WORK REQUIRED — Write out the data below exactly as given, without any of its pictures.

DATA PROVIDED —
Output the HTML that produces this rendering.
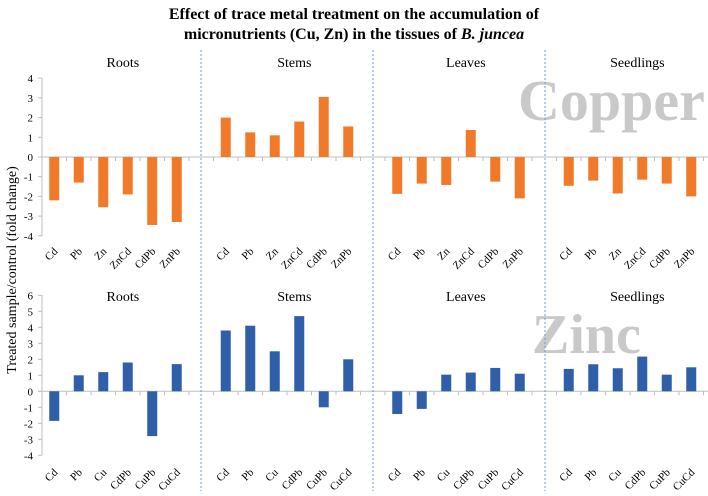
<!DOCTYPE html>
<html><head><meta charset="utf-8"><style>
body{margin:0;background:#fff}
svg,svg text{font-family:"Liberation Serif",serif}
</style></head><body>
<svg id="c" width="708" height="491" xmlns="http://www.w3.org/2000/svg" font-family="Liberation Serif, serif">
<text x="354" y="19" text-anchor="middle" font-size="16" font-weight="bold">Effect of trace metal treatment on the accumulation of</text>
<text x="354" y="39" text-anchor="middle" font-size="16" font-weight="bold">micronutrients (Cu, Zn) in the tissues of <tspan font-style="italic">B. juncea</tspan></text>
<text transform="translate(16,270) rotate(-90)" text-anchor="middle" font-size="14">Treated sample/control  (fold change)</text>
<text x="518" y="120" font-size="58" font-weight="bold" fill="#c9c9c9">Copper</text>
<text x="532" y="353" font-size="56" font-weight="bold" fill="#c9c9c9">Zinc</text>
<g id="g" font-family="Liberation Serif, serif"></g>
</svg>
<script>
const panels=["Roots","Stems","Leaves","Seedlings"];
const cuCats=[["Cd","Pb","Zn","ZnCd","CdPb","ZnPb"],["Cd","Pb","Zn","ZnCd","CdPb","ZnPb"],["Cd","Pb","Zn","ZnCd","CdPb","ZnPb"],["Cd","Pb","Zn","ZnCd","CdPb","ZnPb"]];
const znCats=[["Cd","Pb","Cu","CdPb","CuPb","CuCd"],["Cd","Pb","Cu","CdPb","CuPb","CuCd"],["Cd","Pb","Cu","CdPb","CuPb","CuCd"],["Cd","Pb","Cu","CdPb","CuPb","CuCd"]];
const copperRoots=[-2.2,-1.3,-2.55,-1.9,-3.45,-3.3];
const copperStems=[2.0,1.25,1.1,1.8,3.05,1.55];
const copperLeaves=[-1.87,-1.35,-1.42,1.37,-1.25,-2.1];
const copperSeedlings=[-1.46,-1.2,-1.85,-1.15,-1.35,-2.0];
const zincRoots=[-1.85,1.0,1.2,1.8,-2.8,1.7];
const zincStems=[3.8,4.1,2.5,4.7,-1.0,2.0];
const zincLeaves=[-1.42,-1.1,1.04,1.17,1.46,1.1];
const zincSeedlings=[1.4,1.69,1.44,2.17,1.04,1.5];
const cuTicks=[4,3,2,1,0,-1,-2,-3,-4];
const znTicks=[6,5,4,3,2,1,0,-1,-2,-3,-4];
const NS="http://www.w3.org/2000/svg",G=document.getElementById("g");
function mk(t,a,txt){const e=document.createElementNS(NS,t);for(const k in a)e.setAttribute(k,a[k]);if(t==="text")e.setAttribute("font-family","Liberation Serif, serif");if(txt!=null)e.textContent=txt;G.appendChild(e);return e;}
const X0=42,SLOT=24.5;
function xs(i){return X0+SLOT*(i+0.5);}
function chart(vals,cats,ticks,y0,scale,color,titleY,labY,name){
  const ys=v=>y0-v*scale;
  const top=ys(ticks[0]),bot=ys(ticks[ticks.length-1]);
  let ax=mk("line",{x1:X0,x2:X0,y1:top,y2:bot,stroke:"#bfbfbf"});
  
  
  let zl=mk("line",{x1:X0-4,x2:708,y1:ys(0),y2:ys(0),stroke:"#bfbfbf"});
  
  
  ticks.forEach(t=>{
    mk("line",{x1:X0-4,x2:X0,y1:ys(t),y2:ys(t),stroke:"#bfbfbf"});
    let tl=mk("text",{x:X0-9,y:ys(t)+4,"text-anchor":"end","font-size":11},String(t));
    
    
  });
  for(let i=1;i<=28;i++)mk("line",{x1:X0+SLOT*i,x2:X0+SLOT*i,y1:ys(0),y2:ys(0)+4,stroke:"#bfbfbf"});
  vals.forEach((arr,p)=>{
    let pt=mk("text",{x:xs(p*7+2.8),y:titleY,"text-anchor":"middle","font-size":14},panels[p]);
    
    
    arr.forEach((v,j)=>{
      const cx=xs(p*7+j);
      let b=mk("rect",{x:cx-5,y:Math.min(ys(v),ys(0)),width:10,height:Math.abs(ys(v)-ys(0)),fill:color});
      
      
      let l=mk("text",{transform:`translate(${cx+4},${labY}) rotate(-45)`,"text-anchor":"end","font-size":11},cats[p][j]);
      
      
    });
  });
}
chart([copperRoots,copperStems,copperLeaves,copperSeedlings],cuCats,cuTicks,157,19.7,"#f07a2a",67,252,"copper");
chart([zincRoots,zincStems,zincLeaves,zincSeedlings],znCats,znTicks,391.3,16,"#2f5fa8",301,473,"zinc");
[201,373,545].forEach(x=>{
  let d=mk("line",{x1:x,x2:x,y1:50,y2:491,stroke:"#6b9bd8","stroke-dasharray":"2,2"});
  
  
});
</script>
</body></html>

RESPONSE TO THE TASK —
Output the HTML that produces this rendering.
<!DOCTYPE html>
<html><head><meta charset="utf-8"><style>
body{margin:0;background:#fff}
svg,svg text{font-family:"Liberation Serif",serif}
</style></head><body>
<svg id="c" width="708" height="491" xmlns="http://www.w3.org/2000/svg" font-family="Liberation Serif, serif">
<text x="354" y="19" text-anchor="middle" font-size="16" font-weight="bold">Effect of trace metal treatment on the accumulation of</text>
<text x="354" y="39" text-anchor="middle" font-size="16" font-weight="bold">micronutrients (Cu, Zn) in the tissues of <tspan font-style="italic">B. juncea</tspan></text>
<text transform="translate(16,270) rotate(-90)" text-anchor="middle" font-size="14">Treated sample/control  (fold change)</text>
<text x="518" y="120" font-size="58" font-weight="bold" fill="#c9c9c9">Copper</text>
<text x="532" y="353" font-size="56" font-weight="bold" fill="#c9c9c9">Zinc</text>
<g id="g" font-family="Liberation Serif, serif"></g>
</svg>
<script>
const panels=["Roots","Stems","Leaves","Seedlings"];
const cuCats=[["Cd","Pb","Zn","ZnCd","CdPb","ZnPb"],["Cd","Pb","Zn","ZnCd","CdPb","ZnPb"],["Cd","Pb","Zn","ZnCd","CdPb","ZnPb"],["Cd","Pb","Zn","ZnCd","CdPb","ZnPb"]];
const znCats=[["Cd","Pb","Cu","CdPb","CuPb","CuCd"],["Cd","Pb","Cu","CdPb","CuPb","CuCd"],["Cd","Pb","Cu","CdPb","CuPb","CuCd"],["Cd","Pb","Cu","CdPb","CuPb","CuCd"]];
const copperRoots=[-2.2,-1.3,-2.55,-1.9,-3.45,-3.3];
const copperStems=[2.0,1.25,1.1,1.8,3.05,1.55];
const copperLeaves=[-1.87,-1.35,-1.42,1.37,-1.25,-2.1];
const copperSeedlings=[-1.46,-1.2,-1.85,-1.15,-1.35,-2.0];
const zincRoots=[-1.85,1.0,1.2,1.8,-2.8,1.7];
const zincStems=[3.8,4.1,2.5,4.7,-1.0,2.0];
const zincLeaves=[-1.42,-1.1,1.04,1.17,1.46,1.1];
const zincSeedlings=[1.4,1.69,1.44,2.17,1.04,1.5];
const cuTicks=[4,3,2,1,0,-1,-2,-3,-4];
const znTicks=[6,5,4,3,2,1,0,-1,-2,-3,-4];
const NS="http://www.w3.org/2000/svg",G=document.getElementById("g");
function mk(t,a,txt){const e=document.createElementNS(NS,t);for(const k in a)e.setAttribute(k,a[k]);if(t==="text")e.setAttribute("font-family","Liberation Serif, serif");if(txt!=null)e.textContent=txt;G.appendChild(e);return e;}
const X0=42,SLOT=24.5;
function xs(i){return X0+SLOT*(i+0.5);}
function chart(vals,cats,ticks,y0,scale,color,titleY,labY,name){
  const ys=v=>y0-v*scale;
  const top=ys(ticks[0]),bot=ys(ticks[ticks.length-1]);
  let ax=mk("line",{x1:X0,x2:X0,y1:top,y2:bot,stroke:"#bfbfbf"});
  
  
  let zl=mk("line",{x1:X0-4,x2:708,y1:ys(0),y2:ys(0),stroke:"#bfbfbf"});
  
  
  ticks.forEach(t=>{
    mk("line",{x1:X0-4,x2:X0,y1:ys(t),y2:ys(t),stroke:"#bfbfbf"});
    let tl=mk("text",{x:X0-9,y:ys(t)+4,"text-anchor":"end","font-size":11},String(t));
    
    
  });
  for(let i=1;i<=28;i++)mk("line",{x1:X0+SLOT*i,x2:X0+SLOT*i,y1:ys(0),y2:ys(0)+4,stroke:"#bfbfbf"});
  vals.forEach((arr,p)=>{
    let pt=mk("text",{x:xs(p*7+2.8),y:titleY,"text-anchor":"middle","font-size":14},panels[p]);
    
    
    arr.forEach((v,j)=>{
      const cx=xs(p*7+j);
      let b=mk("rect",{x:cx-5,y:Math.min(ys(v),ys(0)),width:10,height:Math.abs(ys(v)-ys(0)),fill:color});
      
      
      let l=mk("text",{transform:`translate(${cx+4},${labY}) rotate(-45)`,"text-anchor":"end","font-size":11},cats[p][j]);
      
      
    });
  });
}
chart([copperRoots,copperStems,copperLeaves,copperSeedlings],cuCats,cuTicks,157,19.7,"#f07a2a",67,252,"copper");
chart([zincRoots,zincStems,zincLeaves,zincSeedlings],znCats,znTicks,391.3,16,"#2f5fa8",301,473,"zinc");
[201,373,545].forEach(x=>{
  let d=mk("line",{x1:x,x2:x,y1:50,y2:491,stroke:"#6b9bd8","stroke-dasharray":"2,2"});
  
  
});
</script>
</body></html>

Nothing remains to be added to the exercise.